**Collected data**
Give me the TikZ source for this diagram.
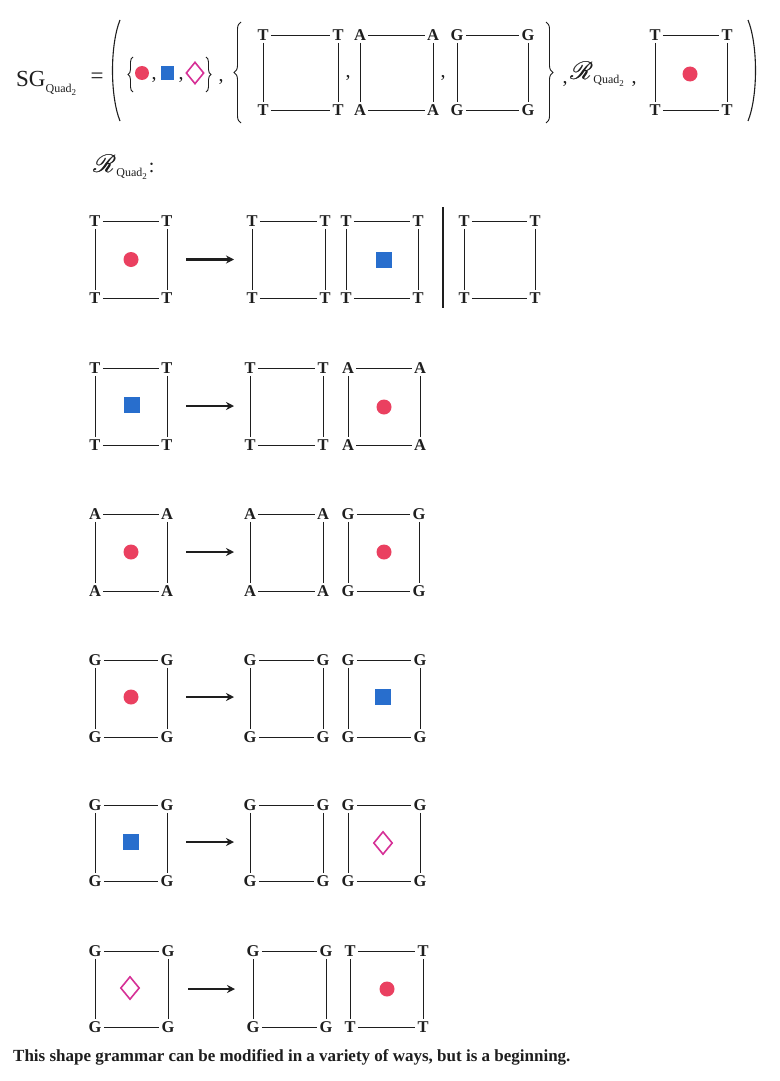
\documentclass[tikz,border=0pt]{standalone}
\usepackage{fontspec}
\setmainfont{Liberation Serif}
\usepackage{mathrsfs}
\usetikzlibrary{shapes.geometric,arrows.meta,decorations.pathreplacing}
\definecolor{dotred}{RGB}{234,64,96}
\definecolor{sqblue}{RGB}{40,110,205}
\definecolor{dmag}{RGB}{214,48,150}
\definecolor{ink}{RGB}{30,30,30}
\tikzset{
 corner/.style={font=\bfseries\fontsize{16.5}{16.5}\selectfont, inner sep=2.2pt, text=ink},
 edge/.style={draw=ink, line width=0.8pt},
 reddot/.style={circle, fill=dotred, minimum size=15pt, inner sep=0pt},
 bluesq/.style={rectangle, fill=sqblue, minimum size=16pt, inner sep=0pt},
 magdia/.style={diamond, draw=dmag, line width=1.6pt, minimum width=19pt, minimum height=23pt, inner sep=0pt},
 rulearrow/.style={draw=ink, line width=2.3pt, -{Stealth[length=8pt,width=8pt]}},
 delim/.style={draw=ink, line width=0.9pt},
 punct/.style={font=\fontsize{20}{20}\selectfont, inner sep=0pt, text=ink},
}
\newcommand\qbox[6]{%
  \node[corner] (#1tl) at (#2,#3) {#4};
  \node[corner] (#1tr) at ({#2+#5},#3) {#4};
  \node[corner] (#1bl) at (#2,{#3+#6}) {#4};
  \node[corner] (#1br) at ({#2+#5},{#3+#6}) {#4};
  \draw[edge] (#1tl) -- (#1tr);
  \draw[edge] (#1bl) -- (#1br);
  \draw[edge] (#1tl) -- (#1bl);
  \draw[edge] (#1tr) -- (#1br);
}
\newcommand\quadsub[1]{{\fontsize{#1}{#1}\selectfont Quad\raisebox{-0.25em}{\fontsize{0.75\dimexpr#1pt\relax}{1}\selectfont 2}}}
\newcommand\scriptR{{\fontsize{25}{25}\selectfont\rlap{$\mathscr{R}$}\kern0.5pt$\mathscr{R}$}}
\begin{document}
\begin{tikzpicture}[x=1pt,y=-1pt]
\path[use as bounding box, fill=white] (0,0) rectangle (779,1081);

% ---------- top formula ----------
\node[anchor=base west, inner sep=0pt, text=ink] (sg) at (16,86)
  {{\fontsize{23}{23}\selectfont SG}\raisebox{-6pt}{\quadsub{12}}};
\node[font=\fontsize{23}{23}\selectfont, text=ink] (eq) at (97,78) {=};
\coordinate (lpt) at (120,20);
\coordinate (lpb) at (120,121);
\draw[delim, line width=1.1pt] (lpt) .. controls (110,45) and (110,96) .. (lpb);
\coordinate (rpt) at (748,20);
\coordinate (rpb) at (748,121);
\draw[delim, line width=1.1pt] (rpt) .. controls (758,45) and (758,96) .. (rpb);

\coordinate (sbl1) at (133,92);
\coordinate (sbl2) at (133,57);
\draw[delim, decorate, decoration={brace, amplitude=5pt}] (sbl1) -- (sbl2);
\node[reddot, minimum size=14pt] (setdot) at (142,73) {};
\node[punct] (c1) at (154,80) {,};
\node[bluesq, minimum size=13pt] (setsq) at (167,73) {};
\node[punct] (c2) at (181,80) {,};
\node[magdia, minimum width=18pt, minimum height=22pt] (setdia) at (195,73) {};
\coordinate (sbr1) at (206,57);
\coordinate (sbr2) at (206,92);
\draw[delim, decorate, decoration={brace, amplitude=5pt}] (sbr1) -- (sbr2);
\node[punct] (c3) at (221,82) {,};

\coordinate (bbl1) at (241,123);
\coordinate (bbl2) at (241,22);
\draw[delim, decorate, decoration={brace, amplitude=7pt}] (bbl1) -- (bbl2);
\qbox{fT}{263}{35}{T}{75}{75}
\node[punct] (c4) at (348,78) {,};
\qbox{fA}{360}{35}{A}{73}{75}
\node[punct] (c5) at (443,78) {,};
\qbox{fG}{457}{35}{G}{71}{75}
\coordinate (bbr1) at (546,22);
\coordinate (bbr2) at (546,123);
\draw[delim, decorate, decoration={brace, amplitude=7pt}] (bbr1) -- (bbr2);
\node[punct] (c6) at (565,84) {,};
\node[anchor=base west, inner sep=0pt, text=ink] (rtop) at (570,79)
  {\scriptR\raisebox{-4pt}{\quadsub{12}}};
\node[punct] (c7) at (634,84) {,};
\qbox{fS}{655}{35}{T}{72}{75}
\node[reddot] (fSdot) at (690,74) {};

% ---------- rules label ----------
\node[anchor=base west, inner sep=0pt, text=ink] (rlabel) at (93,172)
  {\scriptR\raisebox{-4pt}{\quadsub{12}}\hspace{2pt}{\fontsize{20}{20}\selectfont :}};

% ---------- rule 1 ----------
\qbox{aL}{95}{221}{T}{72}{77}
\node[reddot] (aLm) at (131,259.5) {};
\coordinate (a1s) at (186,259.5);
\coordinate (a1e) at (234,259.5);
\draw[rulearrow] (a1s) -- (a1e);
\qbox{aM}{252}{221}{T}{73}{77}
\qbox{aR}{346}{221}{T}{72}{77}
\node[bluesq] (aRm) at (384,260) {};
\coordinate (bart) at (443,207);
\coordinate (barb) at (443,308);
\draw[draw=ink, line width=2.4pt] (bart) -- (barb);
\qbox{aX}{464}{221}{T}{71}{77}

% ---------- rule 2 ----------
\qbox{bL}{95}{368}{T}{72}{77}
\node[bluesq] (bLm) at (132,405) {};
\coordinate (b1s) at (186,406);
\coordinate (b1e) at (234,406);
\draw[rulearrow] (b1s) -- (b1e);
\qbox{bM}{250}{368}{T}{73}{77}
\qbox{bR}{348}{368}{A}{72}{77}
\node[reddot] (bRm) at (384,407) {};

% ---------- rule 3 ----------
\qbox{cL}{95}{514}{A}{72}{77}
\node[reddot] (cLm) at (131,552) {};
\coordinate (c1s) at (186,552);
\coordinate (c1e) at (234,552);
\draw[rulearrow] (c1s) -- (c1e);
\qbox{cM}{250}{514}{A}{73}{77}
\qbox{cR}{348}{514}{G}{71}{77}
\node[reddot] (cRm) at (384,552) {};

% ---------- rule 4 ----------
\qbox{dL}{95}{660}{G}{72}{77}
\node[reddot] (dLm) at (131,697) {};
\coordinate (d1s) at (186,697);
\coordinate (d1e) at (234,697);
\draw[rulearrow] (d1s) -- (d1e);
\qbox{dM}{250}{660}{G}{73}{77}
\qbox{dR}{348}{660}{G}{72}{77}
\node[bluesq] (dRm) at (383,697) {};

% ---------- rule 5 ----------
\qbox{eL}{95}{805}{G}{72}{76}
\node[bluesq] (eLm) at (131,842) {};
\coordinate (e1s) at (186,842);
\coordinate (e1e) at (234,842);
\draw[rulearrow] (e1s) -- (e1e);
\qbox{eM}{250}{805}{G}{73}{76}
\qbox{eR}{348}{805}{G}{72}{76}
\node[magdia] (eRm) at (383,843) {};

% ---------- rule 6 ----------
\qbox{gL}{95}{951}{G}{73}{76}
\node[magdia] (gLm) at (130,988) {};
\coordinate (g1s) at (188,989);
\coordinate (g1e) at (235,989);
\draw[rulearrow] (g1s) -- (g1e);
\qbox{gM}{253}{951}{G}{73}{76}
\qbox{gR}{350}{951}{T}{73}{76}
\node[reddot] (gRm) at (387,989) {};

% ---------- caption ----------
\node[anchor=base west, inner sep=0pt, text=ink, font=\bfseries\fontsize{17}{17}\selectfont] (caption) at (13,1061)
  {This shape grammar can be modified in a variety of ways, but is a beginning.};
\end{tikzpicture}
\end{document}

**Goal of the exercise**
Copy the material above in full and exactly, skipping pictures.

**The answer**
Give me the TikZ source for this diagram.
\documentclass[tikz,border=0pt]{standalone}
\usepackage{fontspec}
\setmainfont{Liberation Serif}
\usepackage{mathrsfs}
\usetikzlibrary{shapes.geometric,arrows.meta,decorations.pathreplacing}
\definecolor{dotred}{RGB}{234,64,96}
\definecolor{sqblue}{RGB}{40,110,205}
\definecolor{dmag}{RGB}{214,48,150}
\definecolor{ink}{RGB}{30,30,30}
\tikzset{
 corner/.style={font=\bfseries\fontsize{16.5}{16.5}\selectfont, inner sep=2.2pt, text=ink},
 edge/.style={draw=ink, line width=0.8pt},
 reddot/.style={circle, fill=dotred, minimum size=15pt, inner sep=0pt},
 bluesq/.style={rectangle, fill=sqblue, minimum size=16pt, inner sep=0pt},
 magdia/.style={diamond, draw=dmag, line width=1.6pt, minimum width=19pt, minimum height=23pt, inner sep=0pt},
 rulearrow/.style={draw=ink, line width=2.3pt, -{Stealth[length=8pt,width=8pt]}},
 delim/.style={draw=ink, line width=0.9pt},
 punct/.style={font=\fontsize{20}{20}\selectfont, inner sep=0pt, text=ink},
}
\newcommand\qbox[6]{%
  \node[corner] (#1tl) at (#2,#3) {#4};
  \node[corner] (#1tr) at ({#2+#5},#3) {#4};
  \node[corner] (#1bl) at (#2,{#3+#6}) {#4};
  \node[corner] (#1br) at ({#2+#5},{#3+#6}) {#4};
  \draw[edge] (#1tl) -- (#1tr);
  \draw[edge] (#1bl) -- (#1br);
  \draw[edge] (#1tl) -- (#1bl);
  \draw[edge] (#1tr) -- (#1br);
}
\newcommand\quadsub[1]{{\fontsize{#1}{#1}\selectfont Quad\raisebox{-0.25em}{\fontsize{0.75\dimexpr#1pt\relax}{1}\selectfont 2}}}
\newcommand\scriptR{{\fontsize{25}{25}\selectfont\rlap{$\mathscr{R}$}\kern0.5pt$\mathscr{R}$}}
\begin{document}
\begin{tikzpicture}[x=1pt,y=-1pt]
\path[use as bounding box, fill=white] (0,0) rectangle (779,1081);

% ---------- top formula ----------
\node[anchor=base west, inner sep=0pt, text=ink] (sg) at (16,86)
  {{\fontsize{23}{23}\selectfont SG}\raisebox{-6pt}{\quadsub{12}}};
\node[font=\fontsize{23}{23}\selectfont, text=ink] (eq) at (97,78) {=};
\coordinate (lpt) at (120,20);
\coordinate (lpb) at (120,121);
\draw[delim, line width=1.1pt] (lpt) .. controls (110,45) and (110,96) .. (lpb);
\coordinate (rpt) at (748,20);
\coordinate (rpb) at (748,121);
\draw[delim, line width=1.1pt] (rpt) .. controls (758,45) and (758,96) .. (rpb);

\coordinate (sbl1) at (133,92);
\coordinate (sbl2) at (133,57);
\draw[delim, decorate, decoration={brace, amplitude=5pt}] (sbl1) -- (sbl2);
\node[reddot, minimum size=14pt] (setdot) at (142,73) {};
\node[punct] (c1) at (154,80) {,};
\node[bluesq, minimum size=13pt] (setsq) at (167,73) {};
\node[punct] (c2) at (181,80) {,};
\node[magdia, minimum width=18pt, minimum height=22pt] (setdia) at (195,73) {};
\coordinate (sbr1) at (206,57);
\coordinate (sbr2) at (206,92);
\draw[delim, decorate, decoration={brace, amplitude=5pt}] (sbr1) -- (sbr2);
\node[punct] (c3) at (221,82) {,};

\coordinate (bbl1) at (241,123);
\coordinate (bbl2) at (241,22);
\draw[delim, decorate, decoration={brace, amplitude=7pt}] (bbl1) -- (bbl2);
\qbox{fT}{263}{35}{T}{75}{75}
\node[punct] (c4) at (348,78) {,};
\qbox{fA}{360}{35}{A}{73}{75}
\node[punct] (c5) at (443,78) {,};
\qbox{fG}{457}{35}{G}{71}{75}
\coordinate (bbr1) at (546,22);
\coordinate (bbr2) at (546,123);
\draw[delim, decorate, decoration={brace, amplitude=7pt}] (bbr1) -- (bbr2);
\node[punct] (c6) at (565,84) {,};
\node[anchor=base west, inner sep=0pt, text=ink] (rtop) at (570,79)
  {\scriptR\raisebox{-4pt}{\quadsub{12}}};
\node[punct] (c7) at (634,84) {,};
\qbox{fS}{655}{35}{T}{72}{75}
\node[reddot] (fSdot) at (690,74) {};

% ---------- rules label ----------
\node[anchor=base west, inner sep=0pt, text=ink] (rlabel) at (93,172)
  {\scriptR\raisebox{-4pt}{\quadsub{12}}\hspace{2pt}{\fontsize{20}{20}\selectfont :}};

% ---------- rule 1 ----------
\qbox{aL}{95}{221}{T}{72}{77}
\node[reddot] (aLm) at (131,259.5) {};
\coordinate (a1s) at (186,259.5);
\coordinate (a1e) at (234,259.5);
\draw[rulearrow] (a1s) -- (a1e);
\qbox{aM}{252}{221}{T}{73}{77}
\qbox{aR}{346}{221}{T}{72}{77}
\node[bluesq] (aRm) at (384,260) {};
\coordinate (bart) at (443,207);
\coordinate (barb) at (443,308);
\draw[draw=ink, line width=2.4pt] (bart) -- (barb);
\qbox{aX}{464}{221}{T}{71}{77}

% ---------- rule 2 ----------
\qbox{bL}{95}{368}{T}{72}{77}
\node[bluesq] (bLm) at (132,405) {};
\coordinate (b1s) at (186,406);
\coordinate (b1e) at (234,406);
\draw[rulearrow] (b1s) -- (b1e);
\qbox{bM}{250}{368}{T}{73}{77}
\qbox{bR}{348}{368}{A}{72}{77}
\node[reddot] (bRm) at (384,407) {};

% ---------- rule 3 ----------
\qbox{cL}{95}{514}{A}{72}{77}
\node[reddot] (cLm) at (131,552) {};
\coordinate (c1s) at (186,552);
\coordinate (c1e) at (234,552);
\draw[rulearrow] (c1s) -- (c1e);
\qbox{cM}{250}{514}{A}{73}{77}
\qbox{cR}{348}{514}{G}{71}{77}
\node[reddot] (cRm) at (384,552) {};

% ---------- rule 4 ----------
\qbox{dL}{95}{660}{G}{72}{77}
\node[reddot] (dLm) at (131,697) {};
\coordinate (d1s) at (186,697);
\coordinate (d1e) at (234,697);
\draw[rulearrow] (d1s) -- (d1e);
\qbox{dM}{250}{660}{G}{73}{77}
\qbox{dR}{348}{660}{G}{72}{77}
\node[bluesq] (dRm) at (383,697) {};

% ---------- rule 5 ----------
\qbox{eL}{95}{805}{G}{72}{76}
\node[bluesq] (eLm) at (131,842) {};
\coordinate (e1s) at (186,842);
\coordinate (e1e) at (234,842);
\draw[rulearrow] (e1s) -- (e1e);
\qbox{eM}{250}{805}{G}{73}{76}
\qbox{eR}{348}{805}{G}{72}{76}
\node[magdia] (eRm) at (383,843) {};

% ---------- rule 6 ----------
\qbox{gL}{95}{951}{G}{73}{76}
\node[magdia] (gLm) at (130,988) {};
\coordinate (g1s) at (188,989);
\coordinate (g1e) at (235,989);
\draw[rulearrow] (g1s) -- (g1e);
\qbox{gM}{253}{951}{G}{73}{76}
\qbox{gR}{350}{951}{T}{73}{76}
\node[reddot] (gRm) at (387,989) {};

% ---------- caption ----------
\node[anchor=base west, inner sep=0pt, text=ink, font=\bfseries\fontsize{17}{17}\selectfont] (caption) at (13,1061)
  {This shape grammar can be modified in a variety of ways, but is a beginning.};
\end{tikzpicture}
\end{document}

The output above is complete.